Synopses & Reviews
From George Washington's desire (in the heat of the Revolutionary War) for a proper set of Chinese porcelains for afternoon tea, to the lives of Chinese-Irish couples in the 1830s, to the commercial success of Chang and Eng (the Siamese Twins), to rising fears of heathen Chinee, New York before Chinatown offers a provocative look at the role Chinese people, things, and ideas played in the fashioning of American culture and politics.

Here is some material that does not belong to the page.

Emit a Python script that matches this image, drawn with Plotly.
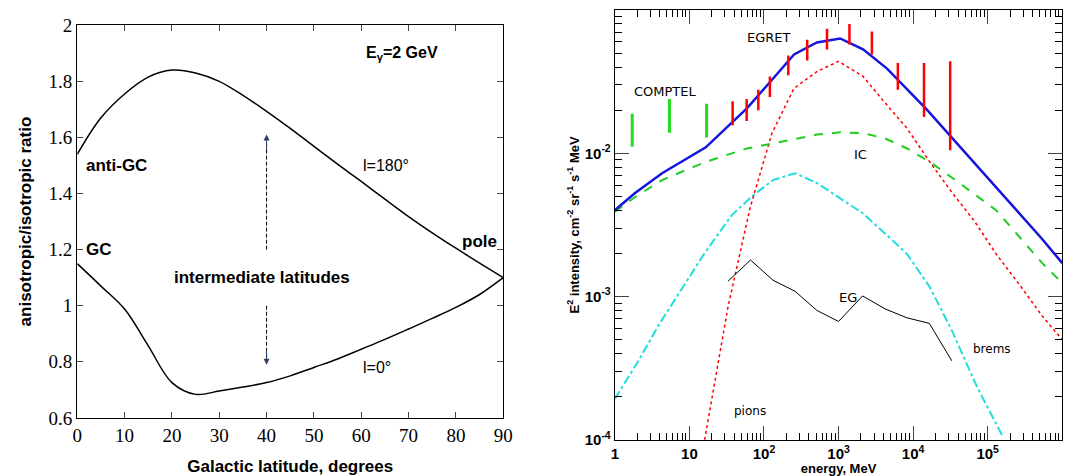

Piecing together various historical fragments and anecdotes from the years before Chinatown emerged in the late 1870s, historian John Kuo Wei Tchen redraws Manhattan's historical landscape and broadens our understanding of the role of port cultures in the making of American identities. Tchen tells his story in three parts. In the first, he explores America's fascination with Asia as a source of luxury items, cultural taste, and lucrative trade. In the second, he explains how Chinese, European-Americans in Yellowface, and various caricatures became objects of curiosity in the expansive commercial marketplace. In the third part, Tchen focuses on how Americans' attitude toward the Chinese changed from fascination to demonization, leading to the passage of the Chinese Exclusion Acts beginning in 1882.
Synopsis
In tracing Chinese influence on American cultural identity in the years prior to the emergence of Manhattan's Chinatown in the late 1870s, Tchen (Asian/Pacific/American studies and history, New York U.) explores US fascination with Asia, the marketing of Chinese as exotic curiosities, and demonization culminating in the Chinese Exclusion Act of 1882. Illustrations highlight the tea and porcelain trade, New York port culture, stereotypes, and anxieties over "the Chinese invasion".
Description
Includes bibliographical references (p. [347]-373) and index.